Work required
Output the first line of the listing and each line after it, up to and including the line that contains "(0,0) rectangle (1123,1074);", exactly as written, minus the pictures.

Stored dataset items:
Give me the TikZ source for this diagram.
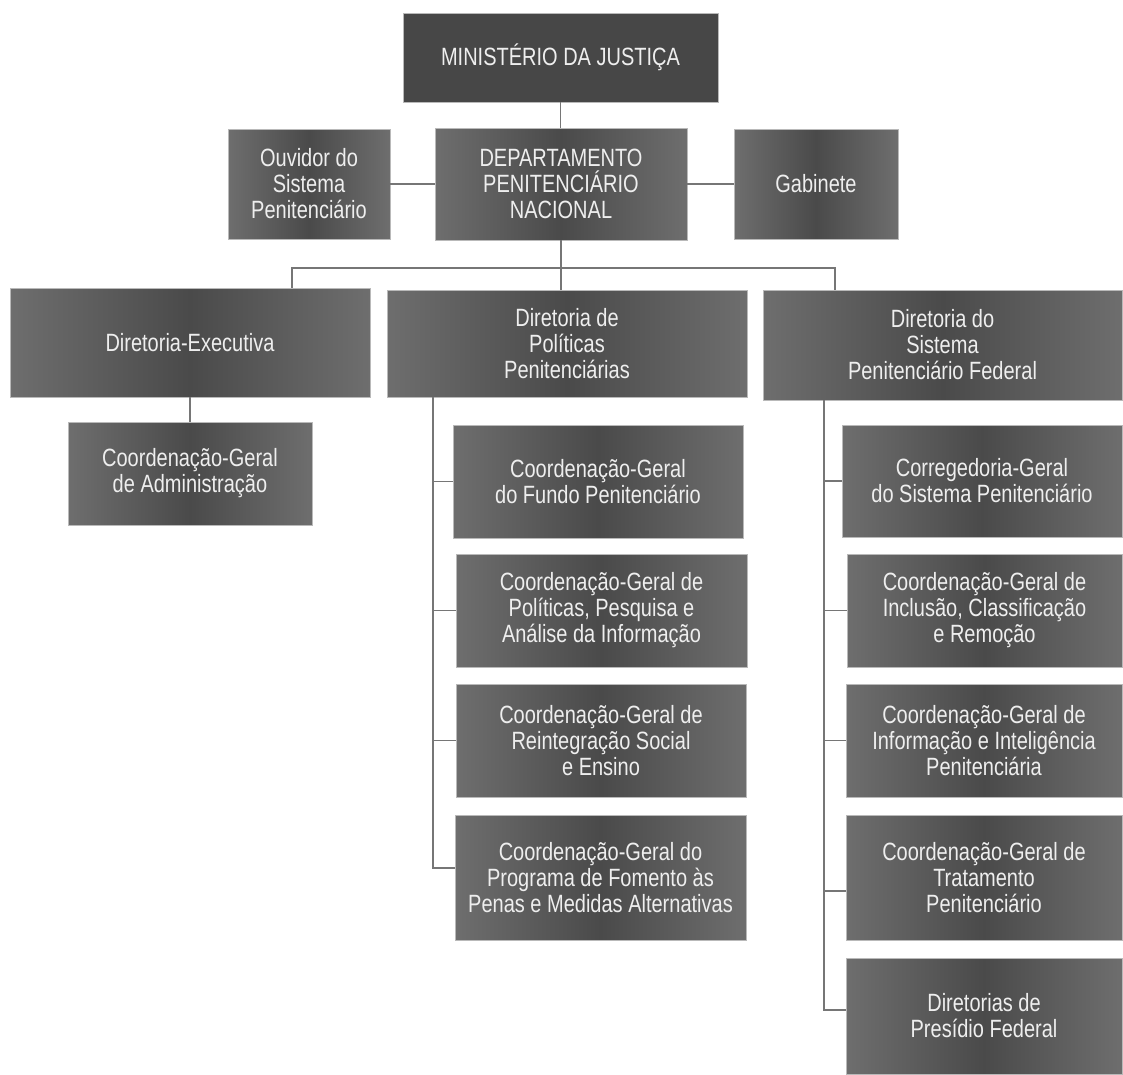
\documentclass[tikz,border=0pt]{standalone}
\usepackage{fontspec}
\setmainfont{Liberation Sans}[FakeStretch=0.8]
\definecolor{edgec}{HTML}{6E6E6E}
\definecolor{midc}{HTML}{4A4A4A}
\definecolor{topc}{HTML}{474747}
\definecolor{linec}{HTML}{767676}
\definecolor{txtc}{HTML}{EEEEEE}
\tikzset{
  boxbase/.style={draw=gray!55, line width=0.7pt, text=txtc, align=center,
    font=\fontsize{25}{26}\selectfont, inner sep=0pt},
  box/.style={boxbase, left color=edgec, right color=edgec, middle color=midc},
  topbox/.style={boxbase, fill=topc},
  conn/.style={draw=linec, line width=1.9pt}
}
\begin{document}
\begin{tikzpicture}[x=1pt,y=-1pt]
\useasboundingbox[fill=white] (0,0) rectangle (1123,1074);

% top levels
\node[topbox, minimum width=315pt, minimum height=89pt] (min) at (560.5,57.5) {MINISTÉRIO DA JUSTIÇA};
\node[box, minimum width=162pt, minimum height=110pt] (ouv) at (309,184) {Ouvidor do\\Sistema\\Penitenciário};
\node[box, minimum width=252pt, minimum height=112pt] (dep) at (561,184) {DEPARTAMENTO\\PENITENCIÁRIO\\NACIONAL};
\node[box, minimum width=164pt, minimum height=110pt] (gab) at (816,184) {Gabinete};

% directorates
\node[box, minimum width=360pt, minimum height=109pt] (de) at (190,342.5) {Diretoria-Executiva};
\node[box, minimum width=360pt, minimum height=107pt] (dp) at (567,343.5) {Diretoria de\\Políticas\\Penitenciárias};
\node[box, minimum width=359pt, minimum height=110pt] (ds) at (942.5,345) {Diretoria do\\Sistema\\Penitenciário Federal};

% left column
\node[box, minimum width=244pt, minimum height=103pt] (cga) at (190,473.5) {Coordenação-Geral\\de Administração};

% middle column
\node[box, minimum width=290pt, minimum height=113pt] (cgf) at (598,481.5) {Coordenação-Geral\\do Fundo Penitenciário};
\node[box, minimum width=291pt, minimum height=113pt] (cgp) at (601.5,610.5) {Coordenação-Geral de\\Políticas, Pesquisa e\\Análise da Informação};
\node[box, minimum width=290pt, minimum height=113pt] (cgr) at (601,740.5) {Coordenação-Geral de\\Reintegração Social\\e Ensino};
\node[box, minimum width=291pt, minimum height=125pt] (cgpf) at (600.5,877.5) {Coordenação-Geral do\\Programa de Fomento às\\Penas e Medidas Alternativas};

% right column
\node[box, minimum width=280pt, minimum height=112pt] (cor) at (982,481) {Corregedoria-Geral\\do Sistema Penitenciário};
\node[box, minimum width=275pt, minimum height=113pt] (cgi) at (984.5,610.5) {Coordenação-Geral de\\Inclusão, Classificação\\e Remoção};
\node[box, minimum width=276pt, minimum height=113pt] (cgin) at (984,740.5) {Coordenação-Geral de\\Informação e Inteligência\\Penitenciária};
\node[box, minimum width=276pt, minimum height=125pt] (cgt) at (984,877.5) {Coordenação-Geral de\\Tratamento\\Penitenciário};
\node[box, minimum width=276pt, minimum height=116pt] (dpf) at (984,1016) {Diretorias de\\Presídio Federal};

% connectors
\draw[conn] (min.south) -- (min.south |- dep.north);
\draw[conn] (ouv) -- (dep);
\draw[conn] (dep) -- (gab);
\draw[conn] (dep.south) -- (dep.south |- dp.north);
\coordinate (busL) at (292,268);
\coordinate (busR) at (835,268);
\draw[conn] (busL |- de.north) -- (busL) -- (busR) -- (busR |- ds.north);
\draw[conn] (de) -- (cga);

\coordinate (mv) at (433,0);
\coordinate (mend) at (455,868);
\draw[conn] (mv |- dp.south) -- (mv |- mend) -- (mend);
\draw[conn] (mv |- cgf.west) -- (cgf.west);
\draw[conn] (mv |- cgp.west) -- (cgp.west);
\draw[conn] (mv |- cgr.west) -- (cgr.west);

\coordinate (rv) at (824,0);
\coordinate (tB) at (846,891);
\coordinate (pB) at (846,1010);
\draw[conn] (rv |- ds.south) -- (rv |- pB) -- (pB);
\draw[conn] (rv |- cor.west) -- (cor.west);
\draw[conn] (rv |- cgi.west) -- (cgi.west);
\draw[conn] (rv |- cgin.west) -- (cgin.west);
\draw[conn] (rv |- tB) -- (tB);
\end{tikzpicture}
\end{document}
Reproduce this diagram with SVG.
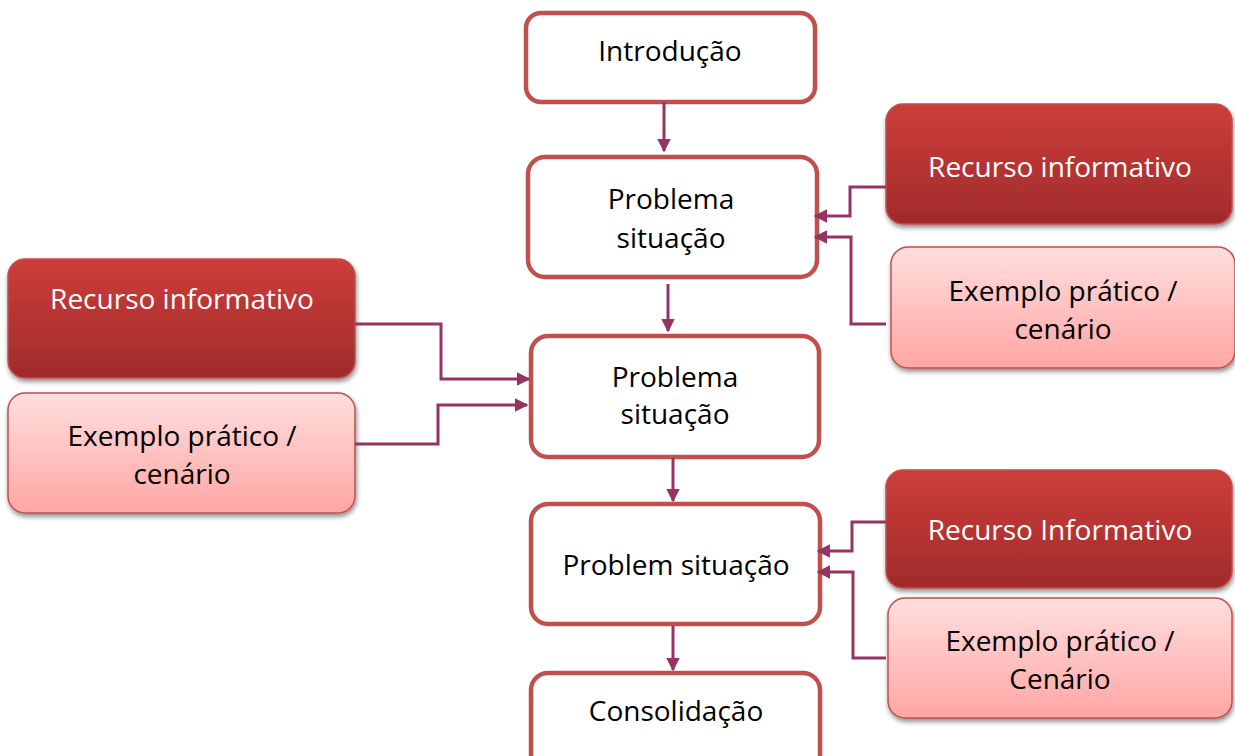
<svg xmlns="http://www.w3.org/2000/svg" width="1235" height="756" viewBox="0 0 1235 756">
  <defs>
    <linearGradient id="gDark" x1="0" y1="0" x2="0" y2="1">
      <stop offset="0" stop-color="#cd3d3a"/>
      <stop offset="1" stop-color="#a02b2b"/>
    </linearGradient>
    <linearGradient id="gLight" x1="0" y1="0" x2="0" y2="1">
      <stop offset="0" stop-color="#ffdede"/>
      <stop offset="1" stop-color="#ffa6a4"/>
    </linearGradient>
    <filter id="shadow" x="-10%" y="-10%" width="125%" height="130%">
      <feGaussianBlur in="SourceAlpha" stdDeviation="2.5"/>
      <feOffset dx="1" dy="3" result="b"/>
      <feComponentTransfer><feFuncA type="linear" slope="0.45"/></feComponentTransfer>
      <feMerge><feMergeNode/><feMergeNode in="SourceGraphic"/></feMerge>
    </filter>
    <marker id="arrow" viewBox="0 0 10 10" refX="9" refY="5" markerWidth="4.5" markerHeight="4.5" markerUnits="strokeWidth" orient="auto">
      <path d="M0,0 L10,5 L0,10 z" fill="#953463"/>
    </marker>
  </defs>
  <style>
    .step { fill: #ffffff; stroke: #c0504d; stroke-width: 4.5; }
    .dark { fill: url(#gDark); stroke: #c0504d; stroke-width: 1.5; filter: url(#shadow); }
    .light { fill: url(#gLight); stroke: #c0504d; stroke-width: 1.5; filter: url(#shadow); }
    text { font-family: "Open Sans", "Noto Sans", "Liberation Sans", sans-serif; font-size: 28px; text-anchor: middle; fill: #000000; }
    .white { fill: #ffffff; }
    .conn { fill: none; stroke: #953463; stroke-width: 3; marker-end: url(#arrow); }
  </style>

  <!-- main sequence -->
  <g id="introducao">
    <rect class="step" x="526" y="13" width="289" height="89" rx="15"/>
    <text x="670" y="61">Introdução</text>
  </g>
  <g id="problema1">
    <rect class="step" x="528" y="157" width="289" height="120" rx="17"/>
    <text x="671" y="209">Problema</text>
    <text x="671" y="248">situação</text>
  </g>
  <g id="problema2">
    <rect class="step" x="531" y="336" width="288" height="121" rx="17"/>
    <text x="675" y="387">Problema</text>
    <text x="675" y="424">situação</text>
  </g>
  <g id="problema3">
    <rect class="step" x="531" y="504" width="289" height="120" rx="17"/>
    <text x="676" y="575">Problem situação</text>
  </g>
  <g id="consolidacao">
    <rect class="step" x="531" y="673" width="289" height="100" rx="17"/>
    <text x="676" y="721">Consolidação</text>
  </g>

  <!-- resources for the first problem -->
  <g id="recurso1">
    <rect class="dark" x="886" y="104" width="346" height="120" rx="17"/>
    <text class="white" x="1060" y="177">Recurso informativo</text>
  </g>
  <g id="exemplo1">
    <rect class="light" x="891" y="247" width="344" height="121" rx="17"/>
    <text x="1063" y="301">Exemplo prático /</text>
    <text x="1063" y="339">cenário</text>
  </g>

  <!-- resources for the second problem -->
  <g id="recurso2">
    <rect class="dark" x="8" y="259" width="347" height="119" rx="17"/>
    <text class="white" x="182" y="309">Recurso informativo</text>
  </g>
  <g id="exemplo2">
    <rect class="light" x="8" y="393" width="347" height="120" rx="17"/>
    <text x="182" y="446">Exemplo prático /</text>
    <text x="182" y="484">cenário</text>
  </g>

  <!-- resources for the third problem -->
  <g id="recurso3">
    <rect class="dark" x="886" y="470" width="346" height="118" rx="17"/>
    <text class="white" x="1060" y="540">Recurso Informativo</text>
  </g>
  <g id="exemplo3">
    <rect class="light" x="888" y="598" width="344" height="120" rx="17"/>
    <text x="1060" y="651">Exemplo prático /</text>
    <text x="1060" y="689">Cenário</text>
  </g>

  <!-- connectors -->
  <g id="connectors">
    <path class="conn" d="M664,102 V151"/>
    <path class="conn" d="M668,284 V331"/>
    <path class="conn" d="M673,458 V501"/>
    <path class="conn" d="M673,626 V670"/>

    <path class="conn" d="M886,187 H850 V216 H815"/>
    <path class="conn" d="M886,324 H851 V237 H815"/>

    <path class="conn" d="M355,324 H441 V379 H529"/>
    <path class="conn" d="M355,444 H438 V405 H527"/>

    <path class="conn" d="M886,522 H852 V551 H818"/>
    <path class="conn" d="M886,658 H853 V572 H818"/>
  </g>
</svg>
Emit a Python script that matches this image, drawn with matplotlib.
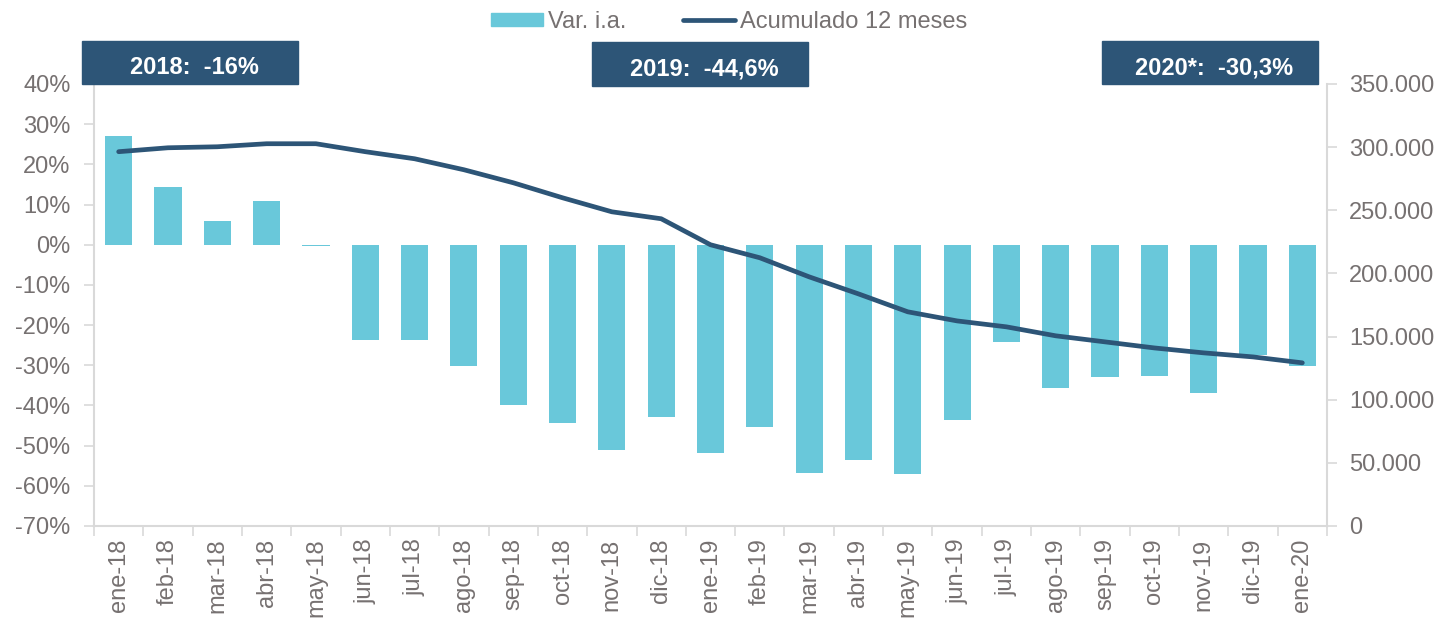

Result of this exercise
Give me the TikZ source for this diagram.
\documentclass[tikz,border=0pt]{standalone}
\usepackage{fontspec}
\setmainfont{Liberation Sans}[FakeStretch=0.8]
\definecolor{edgec}{HTML}{6E6E6E}
\definecolor{midc}{HTML}{4A4A4A}
\definecolor{topc}{HTML}{474747}
\definecolor{linec}{HTML}{767676}
\definecolor{txtc}{HTML}{EEEEEE}
\tikzset{
  boxbase/.style={draw=gray!55, line width=0.7pt, text=txtc, align=center,
    font=\fontsize{25}{26}\selectfont, inner sep=0pt},
  box/.style={boxbase, left color=edgec, right color=edgec, middle color=midc},
  topbox/.style={boxbase, fill=topc},
  conn/.style={draw=linec, line width=1.9pt}
}
\begin{document}
\begin{tikzpicture}[x=1pt,y=-1pt]
\useasboundingbox[fill=white] (0,0) rectangle (1123,1074);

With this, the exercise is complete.